Collected data entries:
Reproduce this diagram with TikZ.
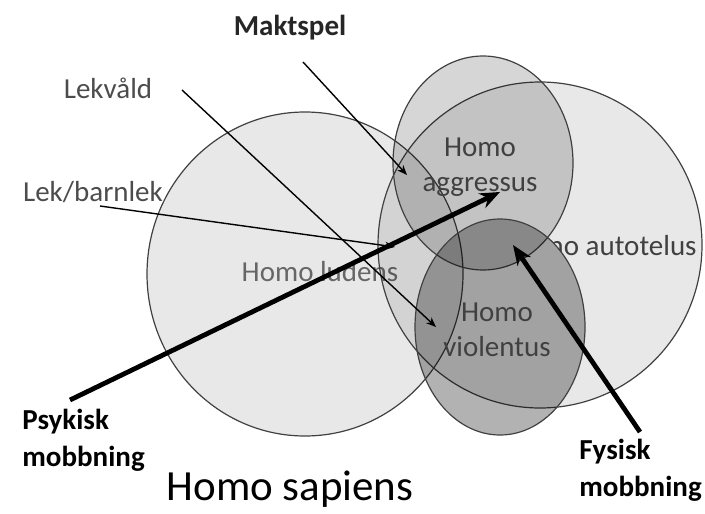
\documentclass[tikz,border=0pt]{standalone}
\usepackage{fontspec}
\setmainfont{Carlito}
\usetikzlibrary{arrows.meta}

\begin{document}
\begin{tikzpicture}[
      x=0.5pt, y=-0.5pt,
      font=\fontsize{14.5}{17.5}\selectfont,
      set/.style={draw=black!75, line width=0.6pt, fill=black},
      lab/.style={align=center, text=black!75, inner sep=0pt},
      side/.style={align=left, text=black!70, inner sep=0pt},
      strong/.style={align=left, font=\fontsize{14.5}{18.5}\selectfont\bfseries, inner sep=0pt},
      thin/.style={-{Stealth[length=5pt,width=4pt]}, line width=0.7pt},
      heavy/.style={-{Stealth[length=10pt,width=8pt]}, line width=2.4pt}
    ]
  \useasboundingbox (0,0) rectangle (705,513);
  % sets
  \path[set, fill opacity=0.09] (305,274) ellipse [x radius=158, y radius=162];
  \node[lab, text=black!60] (ludens) at (320,272) {Homo ludens};
  \path[set, fill opacity=0.09] (540,245) ellipse [x radius=162, y radius=163];
  \begin{scope}[even odd rule]
    \clip (0,0) rectangle (705,513) (500,327) ellipse [x radius=85, y radius=108];
    \node[lab, anchor=east] (autotelus) at (697,246) {Homo autotelus};
  \end{scope}
  \path[set, fill opacity=0.16] (483,163) ellipse [x radius=90, y radius=107];
  \node[lab] (aggressus) at (480,167) {Homo\\aggressus};
  \path[set, fill opacity=0.3] (500,327) ellipse [x radius=85, y radius=108];
  \node[lab] (violentus) at (497,330) {Homo\\violentus};
  % labels
  \node[strong, text=black!85] (makt) at (290,28) {Maktspel};
  \node[side] (lekvald) at (108,88) {Lekvåld};
  \node[side] (lek) at (93,192) {Lek/barnlek};
  \node[strong, anchor=west] (psyk) at (22,440) {Psykisk\\mobbning};
  \node[strong, anchor=west] (fys) at (579,470) {Fysisk\\mobbning};
  \node[font=\fontsize{21.5}{26}\selectfont] (sapiens) at (290,489) {Homo sapiens};
  % line ends
  \coordinate (makt0) at (303,62);
  \coordinate (makt1) at (407,175);
  \coordinate (lekvald0) at (182,90);
  \coordinate (lekvald1) at (436,327);
  \coordinate (lek0) at (100,206);
  \coordinate (lek1) at (395,247);
  \coordinate (psyk0) at (70,400);
  \coordinate (psyk1) at (500,192);
  \coordinate (fys0) at (640,432);
  \coordinate (fys1) at (513,245);
  \draw[thin] (makt0) -- (makt1);
  \draw[thin] (lekvald0) -- (lekvald1);
  \draw[thin] (lek0) -- (lek1);
  \draw[heavy] (psyk0) -- (psyk1);
  \draw[heavy] (fys0) -- (fys1);
\end{tikzpicture}
\end{document}
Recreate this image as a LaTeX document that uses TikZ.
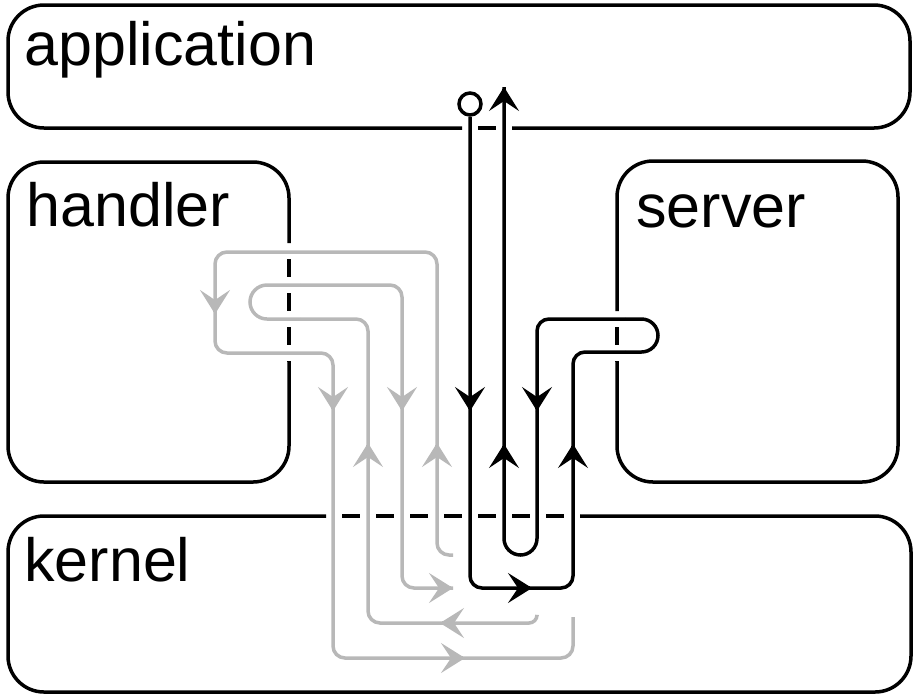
\documentclass[tikz,border=0pt]{standalone}
\usepackage{fontspec}
\setmainfont{Liberation Sans}
\usetikzlibrary{arrows.meta}
\definecolor{sig}{gray}{0.72}
\begin{document}
\begin{tikzpicture}[x=0.5pt,y=-0.5pt,
	bx/.style={draw,line width=1.75pt,rounded corners=18pt},
	gp/.style={draw,line width=1.75pt,dash pattern=on 9pt off 8pt,dash phase=9pt},
	lbl/.style={anchor=base west,inner sep=0pt,font=\fontsize{30.5}{36}\selectfont},
	fl/.style={line width=1.75pt,rounded corners=6pt},
	tp/.style={line width=1.75pt,-{Stealth[length=12pt,width=15pt,inset=5pt,line width=1pt]}},
	port/.style={draw,circle,line width=1.75pt,minimum size=11pt,inner sep=0pt}]
	\useasboundingbox (0,0) rectangle (915,698);

	% the four boxes, dashed where the flows pass through
	\draw[bx] (512,128) -- (910,128) -- (910,5) -- (8,5) -- (8,128) -- (462,128);
	\draw[gp] (462,128) -- (512,128);
	\draw[bx] (289,362) -- (289,482) -- (8,482) -- (8,162) -- (289,162) -- (289,243);
	\draw[gp] (289,243) -- (289,362);
	\draw[bx] (617,362) -- (617,482) -- (898,482) -- (898,161) -- (617,161) -- (617,311);
	\draw[gp] (617,311) -- (617,362);
	\draw[bx] (580,516) -- (911,516) -- (911,692) -- (8,692) -- (8,516) -- (326,516);
	\draw[gp] (326,516) -- (580,516);

	\node[lbl] (app) at (24,65) {application};
	\node[lbl] (hnd) at (26,226) {handler};
	\node[lbl] (srv) at (636,227) {server};
	\node[lbl] (krn) at (24,581) {kernel};

	% call into the kernel, out to the server and back
	\node[port] (call) at (470,104) {};
	\coordinate (b1) at (470,411);
	\coordinate (b2) at (532,588);
	\coordinate (kb) at (573,588);
	\coordinate (b3) at (573,444);
	\coordinate (s1) at (625,352);
	\coordinate (s2) at (658,319);
	\coordinate (s3) at (625,319);
	\coordinate (b4) at (537,411);
	\coordinate (u1) at (504,555);
	\coordinate (b5) at (504,444);
	\coordinate (ret) at (504,87);
	\draw[fl] (call) |- (kb) |- (s1);
	\draw[fl,rounded corners=8.25pt] (s1) -| (s2) -- (s3);
	\draw[fl] (s3) -| (b4);
	\draw[fl,rounded corners=8.25pt] (b4) |- (u1) -- (ret);
	\draw[tp] (b1) ++(0,-2) -- (b1);
	\draw[tp] (b2) ++(-2,0) -- (b2);
	\draw[tp] (b3) ++(0,2) -- (b3);
	\draw[tp] (b4) ++(0,-2) -- (b4);
	\draw[tp] (b5) ++(0,2) -- (b5);
	\draw[tp] (ret) ++(0,2) -- (ret);

	% outer signal path through the handler
	\begin{scope}[sig]
	\coordinate (a0) at (453,555);
	\coordinate (h0) at (437,252);
	\coordinate (a1) at (437,443);
	\coordinate (a2) at (215,314);
	\coordinate (h1) at (215,353);
	\coordinate (a3) at (333,411);
	\coordinate (h2) at (333,658);
	\coordinate (a4) at (465,658);
	\coordinate (a5) at (573,617);
	\draw[fl] (a0) -| (h0) -| (h1) -| (h2) -| (a5);
	\draw[tp] (a1) ++(0,2) -- (a1);
	\draw[tp] (a2) ++(0,-2) -- (a2);
	\draw[tp] (a3) ++(0,-2) -- (a3);
	\draw[tp] (a4) ++(-2,0) -- (a4);

	% inner signal path
	\coordinate (c0) at (537,616);
	\coordinate (c1) at (440,623);
	\coordinate (c2) at (368,443);
	\coordinate (h3) at (300,319);
	\coordinate (h4) at (250,285);
	\coordinate (h5) at (300,285);
	\coordinate (c3) at (402,411);
	\coordinate (c4) at (453,588);
	\draw[fl,rounded corners=4pt] (c0) |- (c1);
	\draw[fl] (c1) -| (c2) |- (h3);
	\draw[fl,rounded corners=8.5pt] (h3) -| (h4) -- (h5);
	\draw[fl] (h5) -| (c3) |- (c4);
	\draw[tp] (c1) ++(2,0) -- (c1);
	\draw[tp] (c2) ++(0,2) -- (c2);
	\draw[tp] (c3) ++(0,-2) -- (c3);
	\draw[tp] (c4) ++(-2,0) -- (c4);
	\end{scope}
\end{tikzpicture}
\end{document}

## TASK GOAL
Set the data above down again exactly as given, with no pictures.

## TASK SOLUTION
Reproduce this diagram with TikZ.
\documentclass[tikz,border=0pt]{standalone}
\usepackage{fontspec}
\setmainfont{Carlito}
\usetikzlibrary{arrows.meta}

\begin{document}
\begin{tikzpicture}[
      x=0.5pt, y=-0.5pt,
      font=\fontsize{14.5}{17.5}\selectfont,
      set/.style={draw=black!75, line width=0.6pt, fill=black},
      lab/.style={align=center, text=black!75, inner sep=0pt},
      side/.style={align=left, text=black!70, inner sep=0pt},
      strong/.style={align=left, font=\fontsize{14.5}{18.5}\selectfont\bfseries, inner sep=0pt},
      thin/.style={-{Stealth[length=5pt,width=4pt]}, line width=0.7pt},
      heavy/.style={-{Stealth[length=10pt,width=8pt]}, line width=2.4pt}
    ]
  \useasboundingbox (0,0) rectangle (705,513);
  % sets
  \path[set, fill opacity=0.09] (305,274) ellipse [x radius=158, y radius=162];
  \node[lab, text=black!60] (ludens) at (320,272) {Homo ludens};
  \path[set, fill opacity=0.09] (540,245) ellipse [x radius=162, y radius=163];
  \begin{scope}[even odd rule]
    \clip (0,0) rectangle (705,513) (500,327) ellipse [x radius=85, y radius=108];
    \node[lab, anchor=east] (autotelus) at (697,246) {Homo autotelus};
  \end{scope}
  \path[set, fill opacity=0.16] (483,163) ellipse [x radius=90, y radius=107];
  \node[lab] (aggressus) at (480,167) {Homo\\aggressus};
  \path[set, fill opacity=0.3] (500,327) ellipse [x radius=85, y radius=108];
  \node[lab] (violentus) at (497,330) {Homo\\violentus};
  % labels
  \node[strong, text=black!85] (makt) at (290,28) {Maktspel};
  \node[side] (lekvald) at (108,88) {Lekvåld};
  \node[side] (lek) at (93,192) {Lek/barnlek};
  \node[strong, anchor=west] (psyk) at (22,440) {Psykisk\\mobbning};
  \node[strong, anchor=west] (fys) at (579,470) {Fysisk\\mobbning};
  \node[font=\fontsize{21.5}{26}\selectfont] (sapiens) at (290,489) {Homo sapiens};
  % line ends
  \coordinate (makt0) at (303,62);
  \coordinate (makt1) at (407,175);
  \coordinate (lekvald0) at (182,90);
  \coordinate (lekvald1) at (436,327);
  \coordinate (lek0) at (100,206);
  \coordinate (lek1) at (395,247);
  \coordinate (psyk0) at (70,400);
  \coordinate (psyk1) at (500,192);
  \coordinate (fys0) at (640,432);
  \coordinate (fys1) at (513,245);
  \draw[thin] (makt0) -- (makt1);
  \draw[thin] (lekvald0) -- (lekvald1);
  \draw[thin] (lek0) -- (lek1);
  \draw[heavy] (psyk0) -- (psyk1);
  \draw[heavy] (fys0) -- (fys1);
\end{tikzpicture}
\end{document}
Recreate this image as a LaTeX document that uses TikZ.
\documentclass[tikz,border=0pt]{standalone}
\usepackage{fontspec}
\setmainfont{Liberation Sans}
\usetikzlibrary{arrows.meta}
\definecolor{sig}{gray}{0.72}
\begin{document}
\begin{tikzpicture}[x=0.5pt,y=-0.5pt,
	bx/.style={draw,line width=1.75pt,rounded corners=18pt},
	gp/.style={draw,line width=1.75pt,dash pattern=on 9pt off 8pt,dash phase=9pt},
	lbl/.style={anchor=base west,inner sep=0pt,font=\fontsize{30.5}{36}\selectfont},
	fl/.style={line width=1.75pt,rounded corners=6pt},
	tp/.style={line width=1.75pt,-{Stealth[length=12pt,width=15pt,inset=5pt,line width=1pt]}},
	port/.style={draw,circle,line width=1.75pt,minimum size=11pt,inner sep=0pt}]
	\useasboundingbox (0,0) rectangle (915,698);

	% the four boxes, dashed where the flows pass through
	\draw[bx] (512,128) -- (910,128) -- (910,5) -- (8,5) -- (8,128) -- (462,128);
	\draw[gp] (462,128) -- (512,128);
	\draw[bx] (289,362) -- (289,482) -- (8,482) -- (8,162) -- (289,162) -- (289,243);
	\draw[gp] (289,243) -- (289,362);
	\draw[bx] (617,362) -- (617,482) -- (898,482) -- (898,161) -- (617,161) -- (617,311);
	\draw[gp] (617,311) -- (617,362);
	\draw[bx] (580,516) -- (911,516) -- (911,692) -- (8,692) -- (8,516) -- (326,516);
	\draw[gp] (326,516) -- (580,516);

	\node[lbl] (app) at (24,65) {application};
	\node[lbl] (hnd) at (26,226) {handler};
	\node[lbl] (srv) at (636,227) {server};
	\node[lbl] (krn) at (24,581) {kernel};

	% call into the kernel, out to the server and back
	\node[port] (call) at (470,104) {};
	\coordinate (b1) at (470,411);
	\coordinate (b2) at (532,588);
	\coordinate (kb) at (573,588);
	\coordinate (b3) at (573,444);
	\coordinate (s1) at (625,352);
	\coordinate (s2) at (658,319);
	\coordinate (s3) at (625,319);
	\coordinate (b4) at (537,411);
	\coordinate (u1) at (504,555);
	\coordinate (b5) at (504,444);
	\coordinate (ret) at (504,87);
	\draw[fl] (call) |- (kb) |- (s1);
	\draw[fl,rounded corners=8.25pt] (s1) -| (s2) -- (s3);
	\draw[fl] (s3) -| (b4);
	\draw[fl,rounded corners=8.25pt] (b4) |- (u1) -- (ret);
	\draw[tp] (b1) ++(0,-2) -- (b1);
	\draw[tp] (b2) ++(-2,0) -- (b2);
	\draw[tp] (b3) ++(0,2) -- (b3);
	\draw[tp] (b4) ++(0,-2) -- (b4);
	\draw[tp] (b5) ++(0,2) -- (b5);
	\draw[tp] (ret) ++(0,2) -- (ret);

	% outer signal path through the handler
	\begin{scope}[sig]
	\coordinate (a0) at (453,555);
	\coordinate (h0) at (437,252);
	\coordinate (a1) at (437,443);
	\coordinate (a2) at (215,314);
	\coordinate (h1) at (215,353);
	\coordinate (a3) at (333,411);
	\coordinate (h2) at (333,658);
	\coordinate (a4) at (465,658);
	\coordinate (a5) at (573,617);
	\draw[fl] (a0) -| (h0) -| (h1) -| (h2) -| (a5);
	\draw[tp] (a1) ++(0,2) -- (a1);
	\draw[tp] (a2) ++(0,-2) -- (a2);
	\draw[tp] (a3) ++(0,-2) -- (a3);
	\draw[tp] (a4) ++(-2,0) -- (a4);

	% inner signal path
	\coordinate (c0) at (537,616);
	\coordinate (c1) at (440,623);
	\coordinate (c2) at (368,443);
	\coordinate (h3) at (300,319);
	\coordinate (h4) at (250,285);
	\coordinate (h5) at (300,285);
	\coordinate (c3) at (402,411);
	\coordinate (c4) at (453,588);
	\draw[fl,rounded corners=4pt] (c0) |- (c1);
	\draw[fl] (c1) -| (c2) |- (h3);
	\draw[fl,rounded corners=8.5pt] (h3) -| (h4) -- (h5);
	\draw[fl] (h5) -| (c3) |- (c4);
	\draw[tp] (c1) ++(2,0) -- (c1);
	\draw[tp] (c2) ++(0,2) -- (c2);
	\draw[tp] (c3) ++(0,-2) -- (c3);
	\draw[tp] (c4) ++(-2,0) -- (c4);
	\end{scope}
\end{tikzpicture}
\end{document}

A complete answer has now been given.